The Royal Court has always been at the forefront of incredible work from undiscovered, new and established writers. Its new production, Hangmen, is a testament to the ethos of this wonderful theatre. Written by acclaimed writer Martin McDonagh, whose first play The Beauty Queen of Leenane premiered at The Royal Court 20 years ago, Hangmen is an outstanding, jaw-dropping, bold black comedy that explores the abolishment of hanging in the UK in 1965. Not the chirpiest of subject matters but McDonagh’s script is pure comedy gold. Much like his big screen successes, the brilliant In Bruges and more recent Seven Psychopaths, McDonagh’s new work holds no punches with hard-hitting drama, fraught tension and hilarious situations. It is a thrilling night of theatre.
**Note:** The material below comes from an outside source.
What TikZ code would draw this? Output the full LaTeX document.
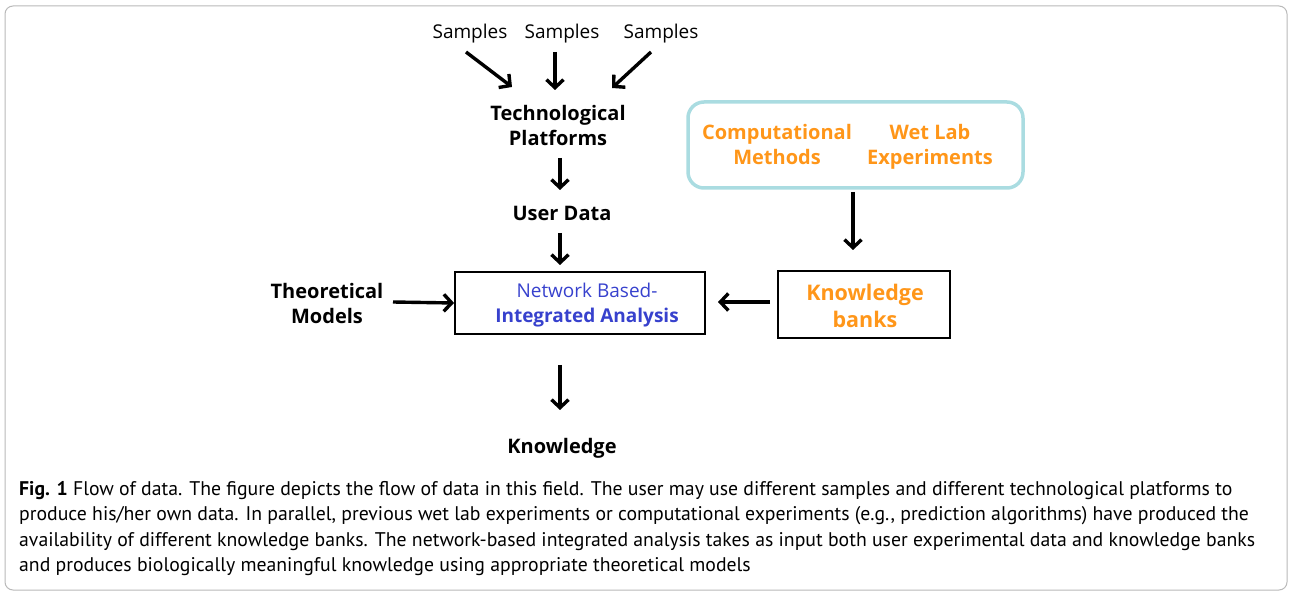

The plot revolves predominantly around Harry Wade, who just happens to be the second-best hangman in England. But what’s this local celebrity, who now owns a pub, to do on the day they’ve abolished hanging? It’s an interesting conundrum. Amongst the reporters and sycophantic pub regulars dying to hear Harry’s reaction to this sudden news, a peculiar stranger arrives on the scene, hellbent on revenge – or is he? That’s about as much plot I want to give, as it is the constant flow of unexpected twists and turns that makes this play an absolute must-see.
The opening scene, set in a prison cell 2 years before hanging is abolished, has to be one of best opening scenes of any production I’ve ever seen. Josef Davies, making his professional theatrical debut, superbly plays Hennessy – a man professing his innocence as he’s being led, pushed and shoved towards the gallows by Wade and his bungling team. The noose falls, the neck breaks, the rope fidgets and the audience, along with Hennessy, don’t breathe. If that wasn’t enough the set shift as time moves forward 2 years to 1965 is something that I don’t think I’ll ever forget. Anna Fleischle’s set design across the entire production is astounding.
David Morrissey leads the stellar cast with his strong and vulnerable portrayal of Harry. His performance was so good, I’ve now forgiven him for Basic instinct 2. His arch nemesis, the UK’s number 1 hangman Pierrepoint, is played by John Hodgkinson and, although only only on for one scene in act 2, he commands the stage. However it is Johnny Flynn’s portrayal of Mooney, the weird visitor from down South, that steals the show. Flynn’s deluge of wonderful lines are delivered with such conviction; he is a joy to watch. Its Flynn’s performance that makes this entire production so unsettling and charged with tension. The awkward hilarity is abundant throughout this gripping 2 hours and thats especially thanks to Simon Rouse’s priceless performance of deaf and drunk Arthur and Reece Shearsmith’s depiction of the stuttering and bumbling Syd. I’m a massive League Of Gentleman fan and this play allows Shearsmith the joy to tap into that dark and morose sense of humour perfectly and he relishes in it. The scene with Syd and the fallen chair literally still has me quietly chuckling and giggling away days later. Sally Rogers, as Wade’s hard done to wife Alice, is a delight as is Bronwyn James, who’s also enjoying a professional theatrical debut, as Wade’s naive teenage daughter. All of these incredible actors move around the stage so beautifully thanks to the ingenious direction from Matthew Dunster. Each step taken, be it for a gag or a dramatic pause, has subtle purpose and is executed beautifully.
Hangmen is Martin McDonagh’s first new play in London for more than ten years and I have no doubt this almost sold out season will be extended or get a well deserved West End transfer.